Cette pratique d’interception de livraison est connue et pratiquée déjà par les services de renseignements comme l’avait montré les révélations de Snowden sur la NSA il y a des années. C’est certainement ce qui entraînerait le moins de risque d’explosion pour des personnes hors Hezbollah et serait le moins détectable par le fabricant.
Une organisation milimétrée
Cependant arriver à le faire à cette échelle, sans soupçons, sans détection des explosifs en cas de maintenance ou de contrôle, est le signe d’une organisation millimétrée. Il faut clairement des moyens importants pour imaginer ce scénario et le mettre en œuvre à l’échelle.
Face à la question du temps nécessaire pour modifier chaque équipement (à la fois au niveau logiciel et matériel), qui pourrait en effet être trop long pour passer inaperçu, compte tenu du nombre d’équipements, il existe toutefois une explication simple. L’attaquant a peut-être acheté à l’avance un nombre équivalent de pagers/talkies-walkies, les a modifiés, puis a simplement remplacé les équipements piégés lors de la livraison. Substituer une palette d’équipements par une autre dans un entrepôt ne prend même pas une minute…

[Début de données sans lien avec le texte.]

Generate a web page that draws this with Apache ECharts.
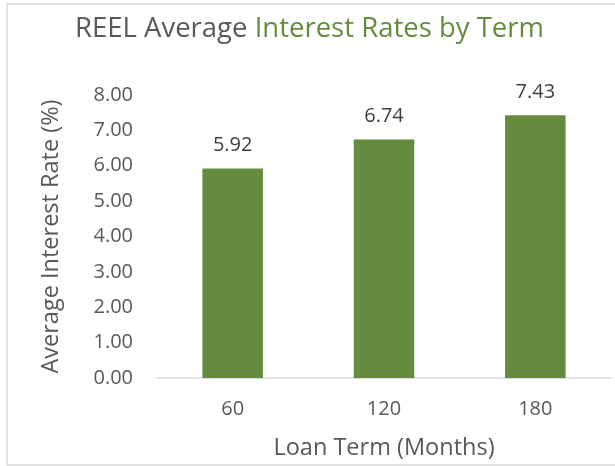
<!DOCTYPE html>
<html>
<head>
<meta charset="utf-8">
<script src="https://cdn.jsdelivr.net/npm/echarts@6/dist/echarts.min.js"></script>
<style>
    html, body { margin: 0; padding: 0; background: #fff; }
    #chart { width: 615px; height: 466px; }
</style>
</head>
<body>
<div id="chart"></div>
<script>
var terms = ['60', '120', '180'];
var rates = [5.92, 6.74, 7.43];
var yTicks = { min: 0, max: 8, step: 1 };

var green = '#658C3E';
var gray = '#595959';
var font = 'Open Sans';

var chart = echarts.init(document.getElementById('chart'));
var option = {
    backgroundColor: '#fff',
    animation: false,
    graphic: [
        {
            type: 'rect',
            shape: { x: 7, y: 4, width: 640, height: 461 },
            style: { fill: 'none', stroke: '#D9D9D9', lineWidth: 1.5 },
            silent: true
        }
    ],
    title: {
        text: '{a|REEL Average }{b|Interest Rates by Term}',
        left: 70,
        top: 10,
        textStyle: {
            rich: {
                a: { color: gray, fontSize: 27.5, fontFamily: font, fontWeight: 'normal' },
                b: { color: green, fontSize: 27.5, fontFamily: font, fontWeight: 'normal' }
            }
        }
    },
    grid: {
        left: 157,
        right: 4,
        top: 95,
        bottom: 88
    },
    xAxis: {
        type: 'category',
        data: terms,
        name: 'Loan Term (Months)',
        nameLocation: 'middle',
        nameGap: 58,
        nameTextStyle: { color: gray, fontSize: 23.5, fontFamily: font },
        axisLine: { lineStyle: { color: '#D9D9D9', width: 1.5 } },
        axisTick: { show: false },
        axisLabel: { color: gray, fontSize: 20, fontFamily: font, margin: 21 }
    },
    yAxis: {
        type: 'value',
        min: yTicks.min,
        max: yTicks.max,
        interval: yTicks.step,
        name: 'Average Interest Rate (%)',
        nameLocation: 'middle',
        nameGap: 94,
        nameTextStyle: { color: gray, fontSize: 23.5, fontFamily: font },
        axisLine: { show: false },
        axisTick: { show: false },
        splitLine: { show: false },
        axisLabel: {
            color: gray,
            fontSize: 20,
            fontFamily: font,
            margin: 24,
            formatter: function (v) { return v.toFixed(2); }
        }
    },
    series: [
        {
            type: 'bar',
            data: rates,
            barWidth: '40%',
            itemStyle: { color: green },
            label: {
                show: true,
                position: 'top',
                distance: 13,
                color: '#404040',
                fontSize: 20,
                fontFamily: font,
                formatter: function (p) { return p.value.toFixed(2); }
            }
        }
    ]
};
chart.setOption(option);
</script>
</body>
</html>
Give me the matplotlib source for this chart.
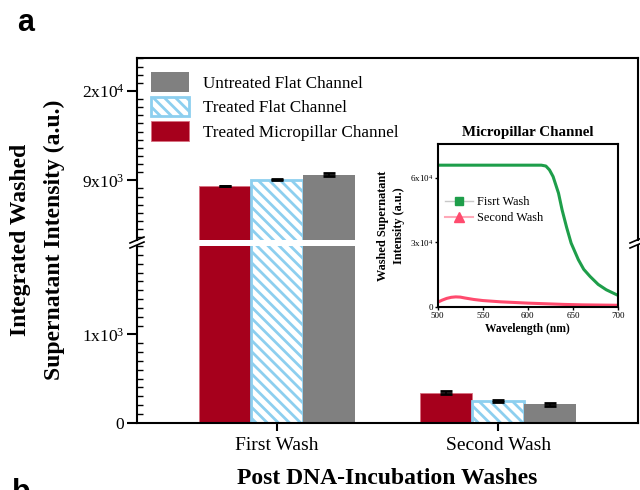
import matplotlib
matplotlib.use("Agg")
import matplotlib.pyplot as plt
import numpy as np
from matplotlib.lines import Line2D
from matplotlib.ticker import FixedLocator, MultipleLocator

plt.rcParams['font.family'] = ['Liberation Serif', 'DejaVu Serif']
plt.rcParams['mathtext.fontset'] = 'custom'
plt.rcParams['mathtext.rm'] = 'Liberation Serif'
plt.rcParams['mathtext.it'] = 'Liberation Serif:italic'
plt.rcParams['mathtext.bf'] = 'Liberation Serif:bold'
plt.rcParams['hatch.linewidth'] = 2.0

# ---- data ----
categories = ["First Wash", "Second Wash"]
series_names = ["Treated Micropillar Channel", "Treated Flat Channel", "Untreated Flat Channel"]
micropillar_vals = [8280, 340]
micropillar_err = [30, 19]
treated_flat_vals = [9060, 250]
treated_flat_err = [40, 12]
untreated_flat_vals = [9700, 208]
untreated_flat_err = [210, 17]

upper_major_ticks = [9000, 20000]
upper_major_labels = ["9x10$^{3}$", "2x10$^{4}$"]
lower_major_ticks = [0, 1000]
lower_major_labels = ["0", "1x10$^{3}$"]

wl_first = [500, 615, 620, 624, 628, 634, 638, 643, 648, 656, 662, 669, 678, 687, 694, 700]
int_first = [65900, 65900, 65500, 63700, 60600, 52900, 45100, 37000, 29700, 22000, 17500, 14200, 10500, 8000, 6600, 5400]
wl_second = [500, 505, 510, 515, 520, 525, 530, 540, 550, 560, 570, 580, 590, 600, 620, 640, 660, 680, 700]
int_second = [2200, 3200, 4000, 4500, 4700, 4600, 4200, 3500, 3000, 2700, 2400, 2200, 2000, 1800, 1500, 1200, 1000, 900, 800]
inset_yticks = [0, 30000, 60000]
inset_ylabels = ["0", "3x10$^{4}$", "6x10$^{4}$"]
inset_xticks = [500, 550, 600, 650, 700]

# ---- style ----
RED = '#A6001C'
BLUE = '#8DCFEF'
GRAY = '#808080'
GREEN = '#1E9E4A'
PINK = '#FF4B6E'

W, H = 640, 490
fig = plt.figure(figsize=(6.4, 4.9), dpi=100)

def fx(px):
    return px / W

def fy(py):
    return 1 - py / H

left, right = 137, 638
ax_up = fig.add_axes([fx(left), fy(240), fx(right - left), fy(58) - fy(240)])
ax_lo = fig.add_axes([fx(left), fy(422.7), fx(right - left), fy(246) - fy(422.7)])

x = np.arange(len(categories))
bw = 0.235

handles = {}
for ax in (ax_up, ax_lo):
    b1 = ax.bar(x - bw, micropillar_vals, bw, color=RED, edgecolor='#d87080', linewidth=0.6,
                yerr=micropillar_err, error_kw=dict(ecolor='black', elinewidth=1.2, capsize=4, capthick=2),
                label=series_names[0])
    b2 = ax.bar(x, treated_flat_vals, bw, facecolor='white', edgecolor=BLUE, linewidth=2, hatch='\\' * 3,
                yerr=treated_flat_err, error_kw=dict(ecolor='black', elinewidth=1.2, capsize=4, capthick=2),
                label=series_names[1])
    b3 = ax.bar(x + bw, untreated_flat_vals, bw, color=GRAY, linewidth=0,
                yerr=untreated_flat_err, error_kw=dict(ecolor='black', elinewidth=1.2, capsize=4, capthick=2),
                label=series_names[2])
    handles = (b1, b2, b3)
    ax.set_xlim(-0.6335, 1.633)
    for s in ax.spines.values():
        s.set_linewidth(1.5)
    ax.tick_params(axis='y', which='major', direction='out', length=7, width=1.5, labelsize=12.5, pad=2)
    ax.tick_params(axis='y', which='minor', direction='in', length=4, width=1)
    ax.tick_params(axis='y', right=False)

ax_up.set_ylim(1650, 24060)
ax_up.yaxis.set_major_locator(FixedLocator(upper_major_ticks))
ax_up.set_yticklabels(upper_major_labels)
ax_up.yaxis.set_minor_locator(MultipleLocator(1000))
ax_up.spines['bottom'].set_visible(False)
ax_up.tick_params(axis='x', bottom=False, labelbottom=False)

ax_lo.set_ylim(0, 2000)
ax_lo.yaxis.set_major_locator(FixedLocator(lower_major_ticks))
ax_lo.set_yticklabels(lower_major_labels)
ax_lo.yaxis.set_minor_locator(MultipleLocator(100))
ax_lo.spines['top'].set_visible(False)
ax_lo.set_xticks(x)
ax_lo.set_xticklabels(categories)
ax_lo.tick_params(axis='x', direction='out', length=6, width=1.5, labelsize=14, pad=4)

# legend
b1, b2, b3 = handles
ax_up.legend([b3, b2, b1], [series_names[2], series_names[1], series_names[0]],
             loc='upper left', bbox_to_anchor=(0.027, 0.922), frameon=False, fontsize=12.3,
             handlelength=2.27, handleheight=1.38, handletextpad=0.79, labelspacing=0.3,
             borderpad=0, borderaxespad=0)

# break marks
for bx in (left, right - 1):
    for dy in (0, 5):
        fig.add_artist(Line2D([fx(bx - 7), fx(bx + 7)], [fy(243 + dy), fy(237 + dy)],
                              color='black', lw=1.2, transform=fig.transFigure))

# axis labels
fig.text(fx(37.5), fy(240), "Integrated Washed\nSupernatant Intensity (a.u.)", rotation=90,
         ha='center', va='center', fontsize=17, fontweight='bold', linespacing=1.74,
         multialignment='center')
fig.text(fx(387.5), fy(478), "Post DNA-Incubation Washes", ha='center', va='center',
         fontsize=17, fontweight='bold')

# panel letters
fig.text(fx(17), fy(8), "a", ha='left', va='top', fontsize=22, fontweight='bold',
         family=['Liberation Sans', 'DejaVu Sans'])
fig.text(fx(12), fy(478), "b", ha='left', va='top', fontsize=22, fontweight='bold',
         family=['Liberation Sans', 'DejaVu Sans'])

# inset
ax_in = fig.add_axes([fx(437.7), fy(307), fx(618 - 437.7), fy(144.3) - fy(307)])
ax_in.plot(wl_first, int_first, color=GREEN, lw=2.2)
ax_in.plot(wl_second, int_second, color=PINK, lw=2.2)
ax_in.set_xlim(500, 700)
ax_in.set_ylim(0, 75600)
ax_in.set_xticks(inset_xticks)
ax_in.set_yticks(inset_yticks)
ax_in.set_yticklabels(inset_ylabels)
ax_in.tick_params(labelsize=6.5, length=2, width=1, pad=1.5)
for s in ax_in.spines.values():
    s.set_linewidth(1.5)
ax_in.set_title("Micropillar Channel", fontsize=10.8, fontweight='bold', pad=6)
ax_in.set_xlabel("Wavelength (nm)", fontsize=8.3, fontweight='bold', labelpad=2)
ax_in.set_ylabel("Washed Supernatant\nIntensity (a.u.)", fontsize=8.8, fontweight='bold',
                 labelpad=3, linespacing=1.45)
leg_handles = [
    Line2D([], [], color='#c8c8c8', lw=1, marker='s', markersize=6,
           markerfacecolor=GREEN, markeredgecolor=GREEN),
    Line2D([], [], color='#ffa8b8', lw=1.5, marker='^', markersize=7,
           markerfacecolor=PINK, markeredgecolor=PINK),
]
ax_in.legend(leg_handles, ["Fisrt Wash", "Second Wash"], loc='upper left',
             bbox_to_anchor=(0.04, 0.68), frameon=False, fontsize=8.8,
             handlelength=2.3, handletextpad=0.3, labelspacing=0.3,
             borderpad=0, borderaxespad=0)

fig.savefig("out.png", dpi=100)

Ou alors, comme semble l’indiquer certains éléments à confirmer, il peut s’être inséré encore plus en profondeur dans la chaîne de fabrication, en obtenant une licence et en fabricant des vrais/faux pagers piégés ! Cette affaire remet en cause en profondeur la sécurité de la supply chain et fera certainement revoir de nombreuses analyses de risques pour y intégrer des scénarios autrefois jugés très peu probables.